Written exercise:
Work out how many lines in the entries below include the word "this". Give nothing but the number.

Provided data:

"""

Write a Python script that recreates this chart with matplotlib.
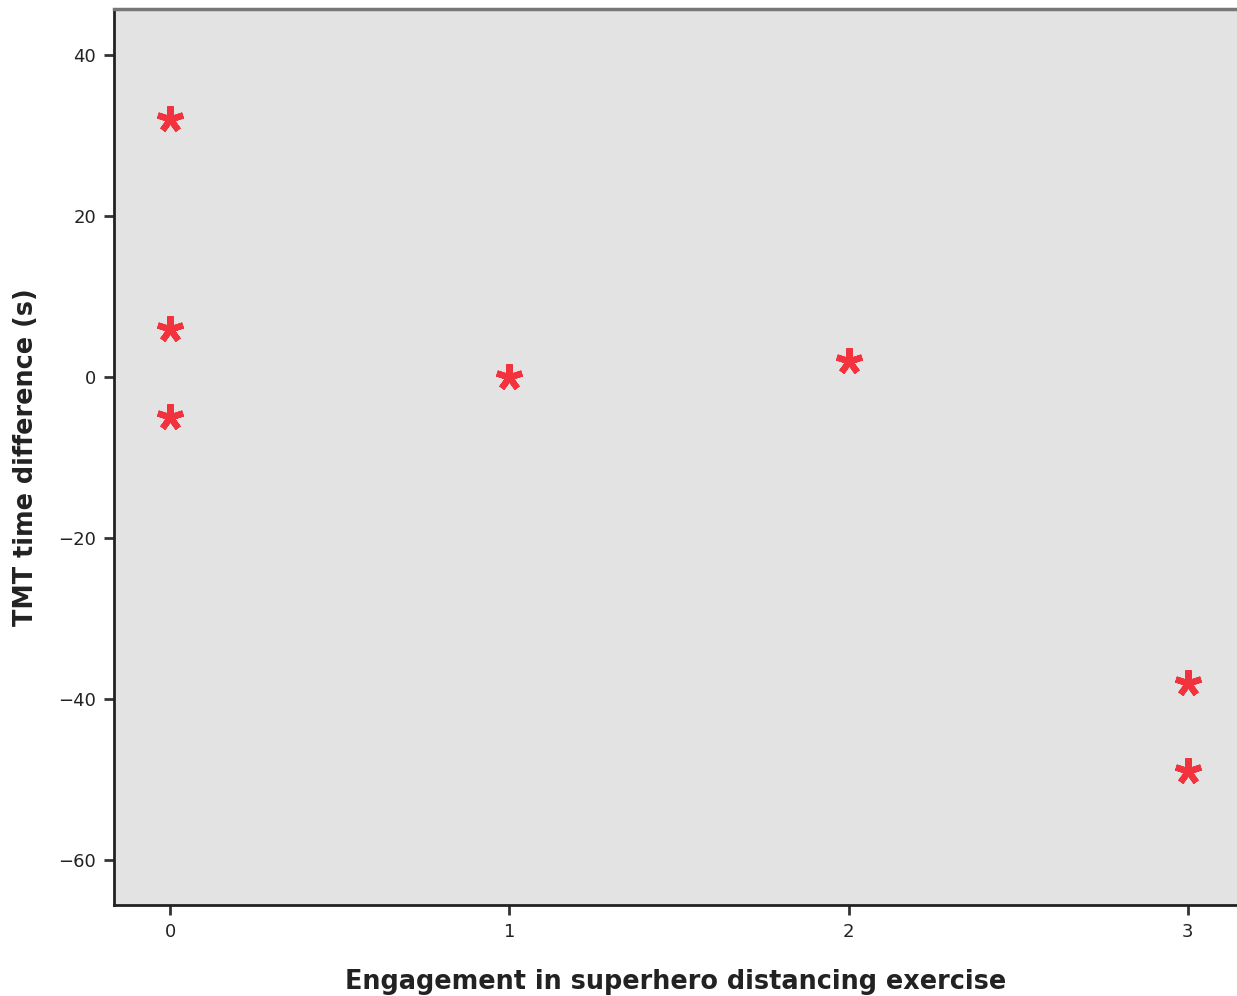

"""
"""

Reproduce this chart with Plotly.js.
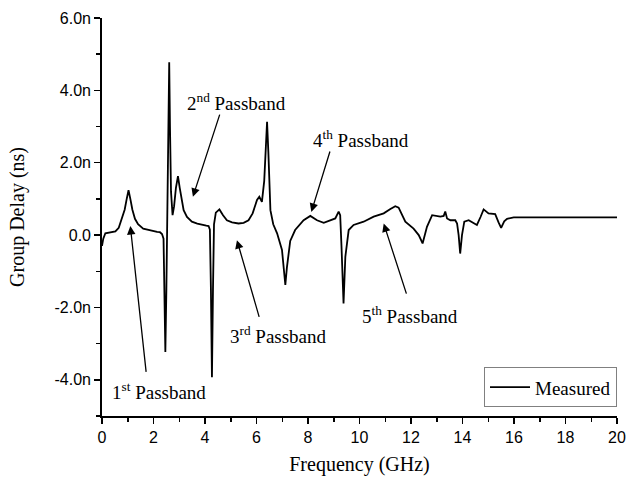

"""
"""

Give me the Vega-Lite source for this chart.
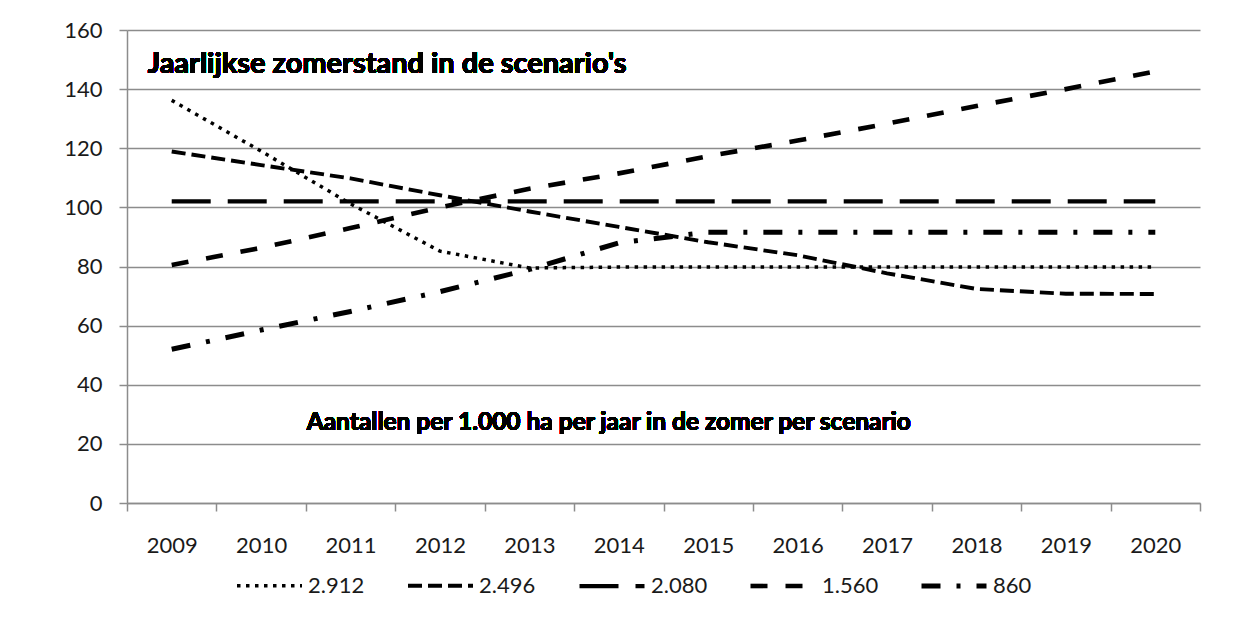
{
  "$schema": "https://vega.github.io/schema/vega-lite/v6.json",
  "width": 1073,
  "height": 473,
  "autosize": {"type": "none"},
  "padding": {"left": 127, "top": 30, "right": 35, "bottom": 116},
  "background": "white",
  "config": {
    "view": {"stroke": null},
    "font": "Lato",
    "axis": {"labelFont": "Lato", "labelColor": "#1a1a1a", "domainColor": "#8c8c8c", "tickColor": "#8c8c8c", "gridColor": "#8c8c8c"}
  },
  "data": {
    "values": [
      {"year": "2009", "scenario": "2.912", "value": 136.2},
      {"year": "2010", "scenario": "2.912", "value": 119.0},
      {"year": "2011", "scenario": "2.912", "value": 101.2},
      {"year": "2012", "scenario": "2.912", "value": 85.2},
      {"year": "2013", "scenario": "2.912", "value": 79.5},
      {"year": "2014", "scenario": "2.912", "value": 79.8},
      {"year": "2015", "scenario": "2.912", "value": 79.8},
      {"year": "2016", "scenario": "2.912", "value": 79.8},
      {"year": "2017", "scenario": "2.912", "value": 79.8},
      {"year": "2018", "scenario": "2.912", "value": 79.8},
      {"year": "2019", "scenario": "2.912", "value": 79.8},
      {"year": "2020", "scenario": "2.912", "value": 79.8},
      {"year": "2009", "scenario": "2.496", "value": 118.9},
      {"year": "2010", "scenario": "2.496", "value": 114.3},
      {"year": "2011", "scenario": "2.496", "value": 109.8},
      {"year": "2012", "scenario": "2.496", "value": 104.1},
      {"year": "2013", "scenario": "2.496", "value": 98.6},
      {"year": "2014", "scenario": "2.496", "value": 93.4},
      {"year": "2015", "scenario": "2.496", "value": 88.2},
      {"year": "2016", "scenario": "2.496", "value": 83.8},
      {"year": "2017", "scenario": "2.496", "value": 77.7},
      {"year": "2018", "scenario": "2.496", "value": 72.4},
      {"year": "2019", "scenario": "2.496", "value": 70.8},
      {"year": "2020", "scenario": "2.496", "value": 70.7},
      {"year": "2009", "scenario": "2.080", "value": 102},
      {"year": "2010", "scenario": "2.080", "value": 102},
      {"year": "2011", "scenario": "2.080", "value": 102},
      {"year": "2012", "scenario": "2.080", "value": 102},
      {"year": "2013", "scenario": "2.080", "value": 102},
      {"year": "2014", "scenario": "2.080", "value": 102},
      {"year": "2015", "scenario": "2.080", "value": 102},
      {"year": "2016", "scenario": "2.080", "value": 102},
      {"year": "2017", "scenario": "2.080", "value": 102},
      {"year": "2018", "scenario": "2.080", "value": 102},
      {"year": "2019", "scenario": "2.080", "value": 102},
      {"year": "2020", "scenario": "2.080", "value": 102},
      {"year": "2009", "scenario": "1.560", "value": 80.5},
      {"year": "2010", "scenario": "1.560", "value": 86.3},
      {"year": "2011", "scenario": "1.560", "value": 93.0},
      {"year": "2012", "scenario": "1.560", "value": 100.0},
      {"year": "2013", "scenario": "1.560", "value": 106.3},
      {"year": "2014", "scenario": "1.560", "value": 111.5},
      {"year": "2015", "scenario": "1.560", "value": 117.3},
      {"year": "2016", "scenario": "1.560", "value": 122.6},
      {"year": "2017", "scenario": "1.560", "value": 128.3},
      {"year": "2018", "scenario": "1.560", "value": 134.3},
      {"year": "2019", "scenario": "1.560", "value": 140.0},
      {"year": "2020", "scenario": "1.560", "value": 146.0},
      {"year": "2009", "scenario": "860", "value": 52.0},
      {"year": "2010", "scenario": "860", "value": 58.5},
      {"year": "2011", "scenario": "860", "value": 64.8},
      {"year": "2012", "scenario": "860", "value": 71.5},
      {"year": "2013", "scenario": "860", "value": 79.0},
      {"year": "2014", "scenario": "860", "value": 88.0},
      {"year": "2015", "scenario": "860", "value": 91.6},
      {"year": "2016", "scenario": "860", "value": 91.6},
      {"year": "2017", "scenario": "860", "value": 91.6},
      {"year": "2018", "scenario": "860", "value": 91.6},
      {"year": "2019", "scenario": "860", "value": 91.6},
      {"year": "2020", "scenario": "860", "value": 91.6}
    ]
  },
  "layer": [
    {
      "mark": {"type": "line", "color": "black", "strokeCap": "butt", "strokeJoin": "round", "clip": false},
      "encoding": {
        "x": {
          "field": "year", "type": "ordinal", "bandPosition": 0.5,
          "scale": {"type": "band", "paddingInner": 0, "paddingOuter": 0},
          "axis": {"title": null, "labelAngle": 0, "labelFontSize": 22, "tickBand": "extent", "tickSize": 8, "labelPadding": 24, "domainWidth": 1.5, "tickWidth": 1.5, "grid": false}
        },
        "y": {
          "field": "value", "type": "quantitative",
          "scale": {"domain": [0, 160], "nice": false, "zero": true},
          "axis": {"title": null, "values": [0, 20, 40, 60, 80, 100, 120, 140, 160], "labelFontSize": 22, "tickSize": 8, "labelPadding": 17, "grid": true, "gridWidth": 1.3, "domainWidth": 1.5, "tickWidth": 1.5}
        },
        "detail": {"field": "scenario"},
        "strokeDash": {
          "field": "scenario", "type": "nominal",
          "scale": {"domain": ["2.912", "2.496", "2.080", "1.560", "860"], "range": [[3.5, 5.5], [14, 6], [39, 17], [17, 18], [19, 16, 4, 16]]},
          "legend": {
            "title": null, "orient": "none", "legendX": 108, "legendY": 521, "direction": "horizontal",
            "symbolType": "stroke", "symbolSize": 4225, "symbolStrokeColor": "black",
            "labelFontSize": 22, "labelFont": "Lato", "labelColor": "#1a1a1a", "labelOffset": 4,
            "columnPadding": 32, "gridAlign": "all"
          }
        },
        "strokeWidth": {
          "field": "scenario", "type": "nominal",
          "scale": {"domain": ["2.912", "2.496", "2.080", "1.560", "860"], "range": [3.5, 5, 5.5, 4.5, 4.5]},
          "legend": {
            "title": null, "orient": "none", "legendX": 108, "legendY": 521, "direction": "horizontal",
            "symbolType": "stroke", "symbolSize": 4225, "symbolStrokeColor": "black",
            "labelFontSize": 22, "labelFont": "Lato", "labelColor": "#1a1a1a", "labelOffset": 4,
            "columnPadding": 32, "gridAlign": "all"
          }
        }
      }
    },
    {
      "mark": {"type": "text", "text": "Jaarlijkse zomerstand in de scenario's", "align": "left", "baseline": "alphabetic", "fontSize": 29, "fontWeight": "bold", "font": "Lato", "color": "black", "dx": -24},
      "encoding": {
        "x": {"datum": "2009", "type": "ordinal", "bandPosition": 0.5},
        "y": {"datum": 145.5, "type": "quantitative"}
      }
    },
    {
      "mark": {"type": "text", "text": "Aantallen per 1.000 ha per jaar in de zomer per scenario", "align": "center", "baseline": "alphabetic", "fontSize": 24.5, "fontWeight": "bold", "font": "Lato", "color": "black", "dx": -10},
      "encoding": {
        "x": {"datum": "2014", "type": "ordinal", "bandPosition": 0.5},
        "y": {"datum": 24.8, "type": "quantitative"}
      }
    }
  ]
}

"""

Problem solution:
3